Name the thing that has impressed you most about Bruce's United side?
LK: “Tactical pragmatism. Steve Bruce was quite remarkably quoted, while manager of rivals Sunderland, as saying: "I'm not really into tactics”. To be fair to him, that was from back in 2011. Bruce has evolved since then, and he’s had to. He’s even shown signs of evolution at United. Bruce started the season with the idea of four at the back and two up top. He tried the former first with no result then tested the former in disastrous fashion at Leicester City. This forced Bruce back to the drawing board. He then took Benitez’s notes, set the team up like last season, and slowly tweaked. This is a Rafa+ side.
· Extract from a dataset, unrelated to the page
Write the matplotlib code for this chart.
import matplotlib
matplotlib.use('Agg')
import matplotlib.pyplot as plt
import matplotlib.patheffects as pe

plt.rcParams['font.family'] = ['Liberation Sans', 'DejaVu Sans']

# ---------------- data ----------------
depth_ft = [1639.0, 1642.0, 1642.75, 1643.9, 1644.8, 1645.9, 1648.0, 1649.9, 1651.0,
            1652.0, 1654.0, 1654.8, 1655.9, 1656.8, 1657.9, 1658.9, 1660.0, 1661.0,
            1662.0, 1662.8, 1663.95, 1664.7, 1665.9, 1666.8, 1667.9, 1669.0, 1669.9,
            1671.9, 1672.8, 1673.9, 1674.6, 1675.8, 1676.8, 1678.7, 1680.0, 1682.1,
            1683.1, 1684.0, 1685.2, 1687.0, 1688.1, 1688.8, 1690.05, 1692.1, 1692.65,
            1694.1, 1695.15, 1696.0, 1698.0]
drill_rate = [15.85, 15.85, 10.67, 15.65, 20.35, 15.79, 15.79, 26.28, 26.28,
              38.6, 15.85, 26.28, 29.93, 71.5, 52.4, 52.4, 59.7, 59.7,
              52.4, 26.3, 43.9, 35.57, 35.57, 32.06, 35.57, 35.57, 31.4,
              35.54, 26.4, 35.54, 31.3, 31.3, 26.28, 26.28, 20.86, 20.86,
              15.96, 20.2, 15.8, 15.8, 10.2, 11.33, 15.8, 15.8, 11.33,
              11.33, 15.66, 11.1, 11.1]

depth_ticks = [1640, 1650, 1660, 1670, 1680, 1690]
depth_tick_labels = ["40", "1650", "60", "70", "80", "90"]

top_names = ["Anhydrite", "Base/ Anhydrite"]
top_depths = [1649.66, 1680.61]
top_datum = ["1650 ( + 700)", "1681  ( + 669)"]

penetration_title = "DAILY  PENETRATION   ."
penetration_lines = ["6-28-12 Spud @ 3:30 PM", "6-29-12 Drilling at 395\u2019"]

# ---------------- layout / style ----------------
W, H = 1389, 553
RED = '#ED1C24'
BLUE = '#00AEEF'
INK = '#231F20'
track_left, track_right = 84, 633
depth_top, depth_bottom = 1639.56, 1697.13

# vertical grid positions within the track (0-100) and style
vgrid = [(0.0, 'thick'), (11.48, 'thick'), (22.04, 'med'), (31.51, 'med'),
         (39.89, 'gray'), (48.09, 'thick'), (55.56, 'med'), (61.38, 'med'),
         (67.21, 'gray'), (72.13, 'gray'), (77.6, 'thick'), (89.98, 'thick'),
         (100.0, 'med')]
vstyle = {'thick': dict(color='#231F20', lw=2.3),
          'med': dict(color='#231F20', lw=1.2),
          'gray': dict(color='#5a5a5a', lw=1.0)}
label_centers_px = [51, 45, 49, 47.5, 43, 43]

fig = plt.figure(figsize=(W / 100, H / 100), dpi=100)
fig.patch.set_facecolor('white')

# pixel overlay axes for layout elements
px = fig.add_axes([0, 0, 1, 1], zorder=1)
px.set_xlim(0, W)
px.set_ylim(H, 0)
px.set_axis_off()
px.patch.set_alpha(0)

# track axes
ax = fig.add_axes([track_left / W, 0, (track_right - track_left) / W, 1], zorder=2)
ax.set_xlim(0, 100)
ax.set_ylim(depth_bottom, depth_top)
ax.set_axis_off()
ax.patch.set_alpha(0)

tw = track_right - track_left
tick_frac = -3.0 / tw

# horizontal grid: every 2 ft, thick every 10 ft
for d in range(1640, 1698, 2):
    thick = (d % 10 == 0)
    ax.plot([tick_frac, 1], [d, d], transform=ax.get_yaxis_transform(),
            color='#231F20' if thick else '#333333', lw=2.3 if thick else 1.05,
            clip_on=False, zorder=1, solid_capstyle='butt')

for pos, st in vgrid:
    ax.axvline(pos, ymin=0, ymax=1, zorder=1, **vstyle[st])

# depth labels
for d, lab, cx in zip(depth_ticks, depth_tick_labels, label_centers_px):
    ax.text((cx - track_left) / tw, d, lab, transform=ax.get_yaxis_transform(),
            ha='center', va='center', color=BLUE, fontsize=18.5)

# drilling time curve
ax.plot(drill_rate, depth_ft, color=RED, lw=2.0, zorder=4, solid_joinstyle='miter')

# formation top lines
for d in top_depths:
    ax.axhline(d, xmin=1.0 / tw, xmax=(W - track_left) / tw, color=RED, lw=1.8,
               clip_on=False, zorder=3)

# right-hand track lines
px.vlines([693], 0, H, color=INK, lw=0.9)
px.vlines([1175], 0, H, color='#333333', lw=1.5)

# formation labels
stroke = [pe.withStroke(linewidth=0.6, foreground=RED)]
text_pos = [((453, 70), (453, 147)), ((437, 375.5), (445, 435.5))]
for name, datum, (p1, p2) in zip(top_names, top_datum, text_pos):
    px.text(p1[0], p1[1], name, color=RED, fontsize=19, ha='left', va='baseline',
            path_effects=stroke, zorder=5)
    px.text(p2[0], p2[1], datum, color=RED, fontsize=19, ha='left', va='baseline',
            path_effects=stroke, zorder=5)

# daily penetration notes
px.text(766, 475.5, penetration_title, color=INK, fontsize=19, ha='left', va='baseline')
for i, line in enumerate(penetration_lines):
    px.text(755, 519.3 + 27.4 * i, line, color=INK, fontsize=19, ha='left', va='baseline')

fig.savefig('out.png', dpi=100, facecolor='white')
All the defensive organisation, shape and breaks (if more open to counters) with added emphasis on width, the full-backs and central defenders becoming extra attackers (with the ball).”
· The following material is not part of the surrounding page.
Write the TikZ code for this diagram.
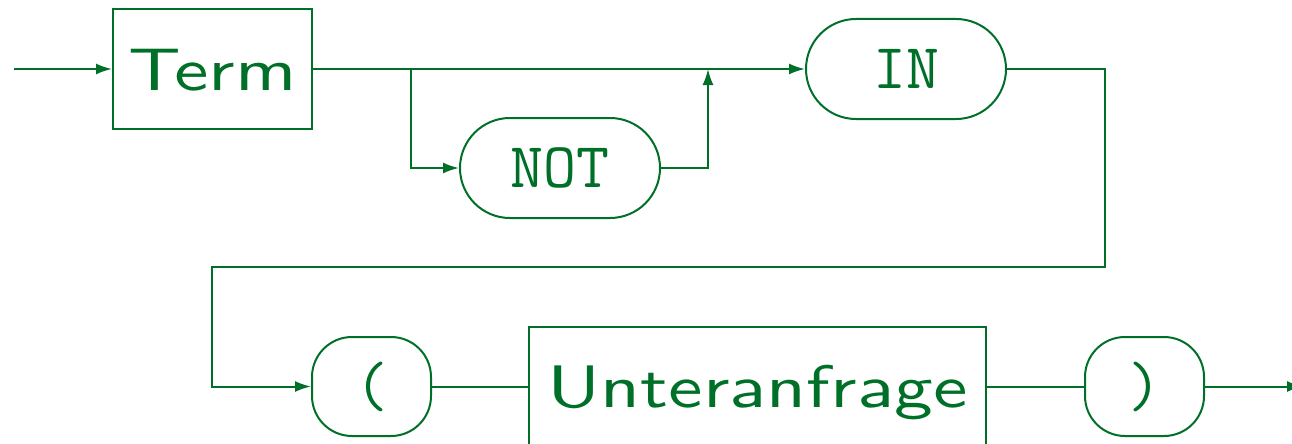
\documentclass[tikz,border=0pt]{standalone}
\usepackage{graphicx}
\usepackage{fontspec}
\usetikzlibrary{arrows.meta}
\newfontfamily\nontermfont{lmsans10-regular.otf}
\definecolor{syntaxGreen}{RGB}{0,112,40}
\newcommand{\widetext}[1]{\scalebox{1.29}[1]{#1}}

\begin{document}
\begin{tikzpicture}
[x=1pt,y=-1pt,
  lineDecorate/.style={-,line width=2pt,draw=syntaxGreen},%
  arrowDecorate/.style={lineDecorate,-{Latex[length=16pt,width=11pt]}},%
  boxDecorate/.style={shape=rectangle,draw=syntaxGreen,line width=2pt,inner sep=0pt,
    minimum height=119pt,text height=42pt,text depth=0pt,text=syntaxGreen,
    font=\fontsize{60}{70}\selectfont\nontermfont},%
  roundDecorate/.style={shape=rectangle,rounded corners=50pt,draw=syntaxGreen,line width=2pt,
    inner sep=0pt,minimum width=200pt,minimum height=100pt,text=syntaxGreen,
    font=\fontsize{64}{70}\selectfont\ttfamily},%
  keyDecorate/.style={roundDecorate,text height=39pt,text depth=0pt},%
  parenDecorate/.style={roundDecorate,rounded corners=40pt,minimum width=119pt,minimum height=99pt}]
\useasboundingbox (0,0) rectangle (1292,444);
%% nonterminals
\node (term) at (212.5,69) [boxDecorate,minimum width=199pt] {\widetext{Term}};
\node (sub) at (757.5,386.5) [boxDecorate,minimum width=457pt] {\widetext{Unteranfrage}};
%% terminals
\foreach \nodename/\x/\y/\word in {not/560/168/NOT, in/906/69/IN}
{
  \node (\nodename) at (\x,\y) [keyDecorate] {\word};
}
\node (lpar) at (371.5,386.5) [parenDecorate] {(};
\node (rpar) at (1144.5,386.5) [parenDecorate] {)};
%% turning points
\coordinate (start) at (14,69);
\coordinate (split) at (411,69);
\coordinate (join) at (708,69);
\coordinate (down) at (1105,267);
\coordinate (back) at (212,267);
\coordinate (stop) at (1303,386.5);
%% lines
\draw[arrowDecorate] (start) -- (term);
\draw[arrowDecorate] (term) -- (in);
\draw[arrowDecorate] (split) |- (not);
\draw[arrowDecorate] (not) -| (join);
\draw[arrowDecorate] (in) -| (down) -- (back) |- (lpar);
\draw[lineDecorate] (lpar) -- (sub);
\draw[lineDecorate] (sub) -- (rpar);
\draw[arrowDecorate] (rpar) -- (stop);
\end{tikzpicture}
\end{document}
JC: “I admire the fact Bruce hasn’t walked through the door and said: ‘it’s my way and we’ll stick to it’. Bruce brutally found out at Leicester City that a 4-4-2 formation for this Newcastle team at present is not the way forward. Instead of showing the arrogance (if that’s the right word) and sticking to it, he built on Rafa Benitez’s system. In doing so, while United are probably a bit more open at the back, the attack is more expansive than it was under Rafa. Bruce spoke about handing players the freedom to play and over the last two games, that’s what he has done to some degree.”
Where can Bruce & United finish this season - will it still be a relegation battle or can they look a little higher?
LK: “Newcastle will no doubt be there or thereabouts but you’d like to think this team has enough in it to stay clear of relegation. They’re probably not as bad as some of their early season performances suggested and may well not be as good, consistently, as now. A lack of goals from the forwards is a footnote worth hanging on to despite the recent performances. A caveat to that is at least the chances are starting to flow.”
JC: “I’ve always maintained that Newcastle have enough equality in the squad to stay in the division, the doubt I had was Bruce. For now, I’ll eat sour grapes because he’s proved the doubters wrong. There will be times this season when he will undoubtedly come under criticism, mostly because fans don’t want to admit their wrong but I think he will do what is asked of him - and that is keep the club in the Premier League.”
On the selection front, who replaces Jamaal Lascelles on Monday?
LK: “Florian Lejeune, for me, is the best all round defender at the club. Sadly we’ve just not seen enough of him. It may take him some time to get back up to speed so it’s got to be Fabian Schar with Federico Fernandez moving into the centre.”
JC: “It depends on the availability of Fabian Schar. If the Switzerland international is fit, I’d go with him, Fernandez Fernandez in the centre and Ciaran Clark. If not, stick Paul Dummett in there. Florian Lejeune might not be ready yet.”
Who gets the United armband in Lascelles' absence? And how big a decision is it?
LK: “For me it is a MASSIVE call. What Lascelles lacks compared to others in the United squad he more than makes up for with his outstanding, galvanising, brutally honest leadership. Swap that for a lesser character and things could unravel if results go south. We are not talking about a two-game suspension here, this stand-in skipper will have to lead United potentially through to February. The games between now and then are high in volume, and as a result, season-defining. I think Jonjo Shelvey will get it. I’d be happy seeing an Isaac Hayden or Ciaran Clark get the nod.”
JC: “Jonjo Shelvey will probably get the nod but I don’t necessarily think that is the right call. The call Bruce makes on Monday should be the player who will take the armband until Lascelles returns. I’ve never rated Shelvey as a leader nor do I think he’ll retain his place. For me, I’d go with Isaac Hayden. Virtually guaranteed a place in the starting 11 and is a consistent performer.”